## WHAT IS BEING ASKED
From the entries below, copy every line holding the word "draw".

## DATA ENTRIES
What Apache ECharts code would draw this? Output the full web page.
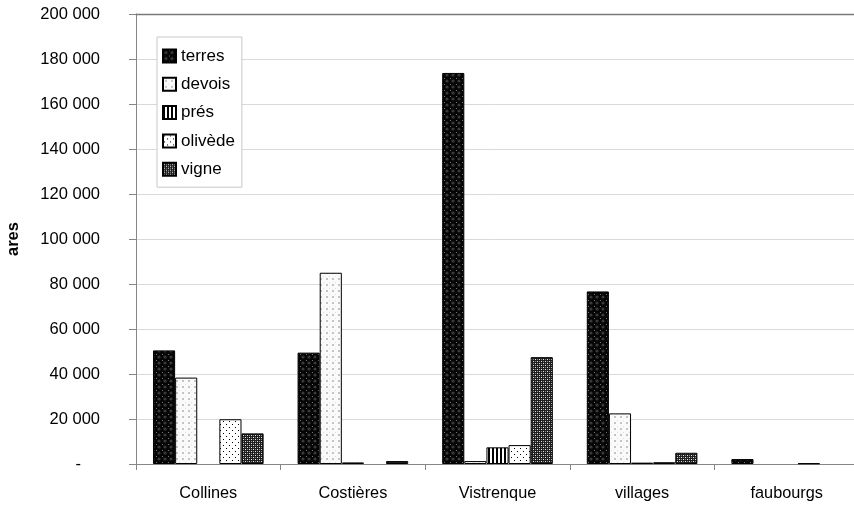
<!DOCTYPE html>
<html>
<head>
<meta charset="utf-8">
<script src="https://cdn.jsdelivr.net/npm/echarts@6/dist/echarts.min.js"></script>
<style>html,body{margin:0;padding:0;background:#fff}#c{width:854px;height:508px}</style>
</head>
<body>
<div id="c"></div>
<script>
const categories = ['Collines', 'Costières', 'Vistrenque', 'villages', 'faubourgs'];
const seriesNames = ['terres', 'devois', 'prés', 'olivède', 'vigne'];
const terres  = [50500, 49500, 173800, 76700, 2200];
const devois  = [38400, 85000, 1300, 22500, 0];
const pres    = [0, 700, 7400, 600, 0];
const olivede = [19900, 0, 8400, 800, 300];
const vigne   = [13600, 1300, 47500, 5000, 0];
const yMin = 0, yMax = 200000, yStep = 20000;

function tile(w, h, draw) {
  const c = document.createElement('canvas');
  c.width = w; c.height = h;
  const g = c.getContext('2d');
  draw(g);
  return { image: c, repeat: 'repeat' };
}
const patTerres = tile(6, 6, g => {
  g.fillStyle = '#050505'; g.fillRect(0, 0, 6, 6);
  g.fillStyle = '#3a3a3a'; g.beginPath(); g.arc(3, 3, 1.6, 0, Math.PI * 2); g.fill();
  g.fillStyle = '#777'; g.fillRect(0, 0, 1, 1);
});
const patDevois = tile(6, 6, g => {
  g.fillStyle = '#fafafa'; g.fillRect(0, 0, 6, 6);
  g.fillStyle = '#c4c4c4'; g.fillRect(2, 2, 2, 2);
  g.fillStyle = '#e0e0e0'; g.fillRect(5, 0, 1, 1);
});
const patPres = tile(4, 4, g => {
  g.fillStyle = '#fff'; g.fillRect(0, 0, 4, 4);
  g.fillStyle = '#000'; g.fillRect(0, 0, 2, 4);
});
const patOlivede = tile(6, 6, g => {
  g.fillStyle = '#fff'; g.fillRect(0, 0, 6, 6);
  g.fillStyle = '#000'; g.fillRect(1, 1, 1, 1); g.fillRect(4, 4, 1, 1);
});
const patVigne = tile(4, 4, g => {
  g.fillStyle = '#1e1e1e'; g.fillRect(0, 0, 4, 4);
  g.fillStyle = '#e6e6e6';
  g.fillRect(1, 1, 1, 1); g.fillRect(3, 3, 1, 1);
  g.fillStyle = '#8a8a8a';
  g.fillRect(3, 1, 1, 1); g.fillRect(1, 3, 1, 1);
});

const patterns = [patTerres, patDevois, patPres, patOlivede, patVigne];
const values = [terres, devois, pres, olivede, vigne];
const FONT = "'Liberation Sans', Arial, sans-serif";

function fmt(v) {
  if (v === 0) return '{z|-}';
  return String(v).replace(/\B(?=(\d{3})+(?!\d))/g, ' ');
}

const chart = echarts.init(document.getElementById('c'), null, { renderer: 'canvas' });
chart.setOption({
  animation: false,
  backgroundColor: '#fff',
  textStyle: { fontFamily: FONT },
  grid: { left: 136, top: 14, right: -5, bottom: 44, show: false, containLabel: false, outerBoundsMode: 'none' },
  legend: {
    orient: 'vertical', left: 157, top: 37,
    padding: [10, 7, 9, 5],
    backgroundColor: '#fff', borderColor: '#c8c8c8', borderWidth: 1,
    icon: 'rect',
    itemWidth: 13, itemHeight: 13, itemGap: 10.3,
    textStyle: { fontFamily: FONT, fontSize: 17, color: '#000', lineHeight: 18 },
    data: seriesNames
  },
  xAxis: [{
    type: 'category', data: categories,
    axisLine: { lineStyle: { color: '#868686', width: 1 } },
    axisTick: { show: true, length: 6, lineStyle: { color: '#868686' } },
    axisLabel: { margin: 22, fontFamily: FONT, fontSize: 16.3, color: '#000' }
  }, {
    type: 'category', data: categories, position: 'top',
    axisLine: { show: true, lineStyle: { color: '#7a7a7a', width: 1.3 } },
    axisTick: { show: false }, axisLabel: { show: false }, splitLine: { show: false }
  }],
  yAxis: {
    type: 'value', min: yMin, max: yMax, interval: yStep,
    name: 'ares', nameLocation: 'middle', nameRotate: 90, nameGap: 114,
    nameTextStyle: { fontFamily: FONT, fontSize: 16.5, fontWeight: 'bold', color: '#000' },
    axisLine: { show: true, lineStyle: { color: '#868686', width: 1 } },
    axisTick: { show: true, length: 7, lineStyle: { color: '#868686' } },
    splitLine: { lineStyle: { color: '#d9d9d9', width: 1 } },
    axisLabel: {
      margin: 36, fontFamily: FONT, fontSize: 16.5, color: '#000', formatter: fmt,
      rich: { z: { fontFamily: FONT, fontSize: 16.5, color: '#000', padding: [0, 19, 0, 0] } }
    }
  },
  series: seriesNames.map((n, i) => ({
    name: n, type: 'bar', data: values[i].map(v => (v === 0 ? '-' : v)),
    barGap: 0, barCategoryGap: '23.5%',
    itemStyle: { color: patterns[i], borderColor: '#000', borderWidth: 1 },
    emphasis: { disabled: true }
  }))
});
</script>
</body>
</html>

* * *

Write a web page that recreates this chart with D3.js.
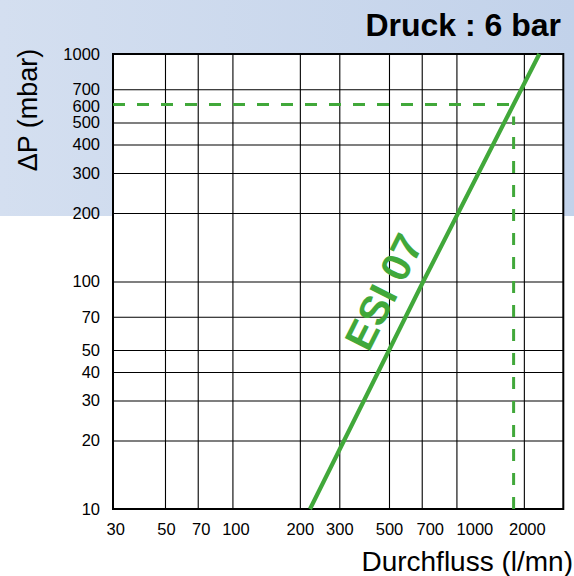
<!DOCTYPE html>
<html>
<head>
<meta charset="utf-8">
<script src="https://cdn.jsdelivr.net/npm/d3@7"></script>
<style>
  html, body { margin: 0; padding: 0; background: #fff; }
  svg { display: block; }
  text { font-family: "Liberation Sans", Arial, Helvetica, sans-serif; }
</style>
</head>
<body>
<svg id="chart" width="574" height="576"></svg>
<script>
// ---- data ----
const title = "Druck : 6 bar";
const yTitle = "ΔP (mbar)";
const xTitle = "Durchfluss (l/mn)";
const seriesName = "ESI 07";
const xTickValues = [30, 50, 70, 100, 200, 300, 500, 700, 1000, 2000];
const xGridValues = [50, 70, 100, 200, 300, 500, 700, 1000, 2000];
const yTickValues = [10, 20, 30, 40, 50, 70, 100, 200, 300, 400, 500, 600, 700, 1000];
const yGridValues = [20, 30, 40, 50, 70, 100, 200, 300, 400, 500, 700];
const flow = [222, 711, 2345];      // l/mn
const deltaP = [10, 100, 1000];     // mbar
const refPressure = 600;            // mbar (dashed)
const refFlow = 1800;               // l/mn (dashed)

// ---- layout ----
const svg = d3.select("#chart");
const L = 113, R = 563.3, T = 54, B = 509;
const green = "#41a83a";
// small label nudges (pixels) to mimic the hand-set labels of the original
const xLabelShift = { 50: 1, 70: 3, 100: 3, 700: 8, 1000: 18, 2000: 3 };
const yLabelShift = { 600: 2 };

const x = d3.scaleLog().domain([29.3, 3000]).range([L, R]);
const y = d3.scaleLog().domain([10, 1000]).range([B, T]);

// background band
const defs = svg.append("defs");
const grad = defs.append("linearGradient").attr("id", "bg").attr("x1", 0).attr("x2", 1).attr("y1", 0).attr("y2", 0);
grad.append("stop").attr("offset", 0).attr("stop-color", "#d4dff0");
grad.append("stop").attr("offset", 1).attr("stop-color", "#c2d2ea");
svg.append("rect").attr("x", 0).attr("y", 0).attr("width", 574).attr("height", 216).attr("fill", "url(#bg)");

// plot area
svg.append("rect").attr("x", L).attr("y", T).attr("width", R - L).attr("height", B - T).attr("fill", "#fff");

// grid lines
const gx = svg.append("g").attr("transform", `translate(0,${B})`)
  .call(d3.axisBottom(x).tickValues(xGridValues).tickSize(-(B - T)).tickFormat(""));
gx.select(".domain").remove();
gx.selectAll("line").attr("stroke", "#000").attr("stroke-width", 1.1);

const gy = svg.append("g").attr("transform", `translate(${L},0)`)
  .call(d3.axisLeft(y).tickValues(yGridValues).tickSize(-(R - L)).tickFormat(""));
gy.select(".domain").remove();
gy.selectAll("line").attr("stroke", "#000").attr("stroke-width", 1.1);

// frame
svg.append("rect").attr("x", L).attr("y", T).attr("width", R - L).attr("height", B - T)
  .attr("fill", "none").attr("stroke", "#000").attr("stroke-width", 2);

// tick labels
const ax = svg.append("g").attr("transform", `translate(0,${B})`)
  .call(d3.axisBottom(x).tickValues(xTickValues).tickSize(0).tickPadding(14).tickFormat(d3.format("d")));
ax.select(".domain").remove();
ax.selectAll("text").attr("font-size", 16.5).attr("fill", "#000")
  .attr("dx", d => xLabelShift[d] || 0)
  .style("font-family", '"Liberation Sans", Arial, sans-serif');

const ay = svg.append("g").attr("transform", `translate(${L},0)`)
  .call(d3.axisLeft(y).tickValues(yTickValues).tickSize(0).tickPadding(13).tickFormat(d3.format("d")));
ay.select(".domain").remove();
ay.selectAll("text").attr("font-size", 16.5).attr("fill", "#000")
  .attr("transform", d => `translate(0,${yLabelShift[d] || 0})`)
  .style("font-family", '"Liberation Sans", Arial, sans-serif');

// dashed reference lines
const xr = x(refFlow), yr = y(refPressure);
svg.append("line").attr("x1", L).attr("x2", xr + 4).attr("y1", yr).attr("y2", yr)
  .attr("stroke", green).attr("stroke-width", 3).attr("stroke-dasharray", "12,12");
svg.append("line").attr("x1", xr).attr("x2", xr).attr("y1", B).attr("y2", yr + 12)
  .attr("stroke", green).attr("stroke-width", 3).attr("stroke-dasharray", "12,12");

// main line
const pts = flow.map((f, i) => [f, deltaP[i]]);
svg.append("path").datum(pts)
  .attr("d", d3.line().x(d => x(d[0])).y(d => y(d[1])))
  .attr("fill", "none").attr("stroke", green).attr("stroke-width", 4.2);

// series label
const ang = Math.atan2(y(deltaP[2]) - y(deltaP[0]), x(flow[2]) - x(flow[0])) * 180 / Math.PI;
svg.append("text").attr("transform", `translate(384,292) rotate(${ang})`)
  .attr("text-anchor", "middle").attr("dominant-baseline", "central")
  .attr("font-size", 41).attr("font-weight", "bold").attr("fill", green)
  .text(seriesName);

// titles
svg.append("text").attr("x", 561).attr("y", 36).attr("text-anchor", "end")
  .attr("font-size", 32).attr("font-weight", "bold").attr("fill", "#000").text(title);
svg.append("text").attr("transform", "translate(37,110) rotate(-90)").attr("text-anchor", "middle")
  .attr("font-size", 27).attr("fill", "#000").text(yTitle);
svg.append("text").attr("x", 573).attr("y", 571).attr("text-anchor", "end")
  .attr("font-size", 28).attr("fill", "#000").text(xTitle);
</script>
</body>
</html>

## OUTPUT
What Apache ECharts code would draw this? Output the full web page.
function tile(w, h, draw) {
  draw(g);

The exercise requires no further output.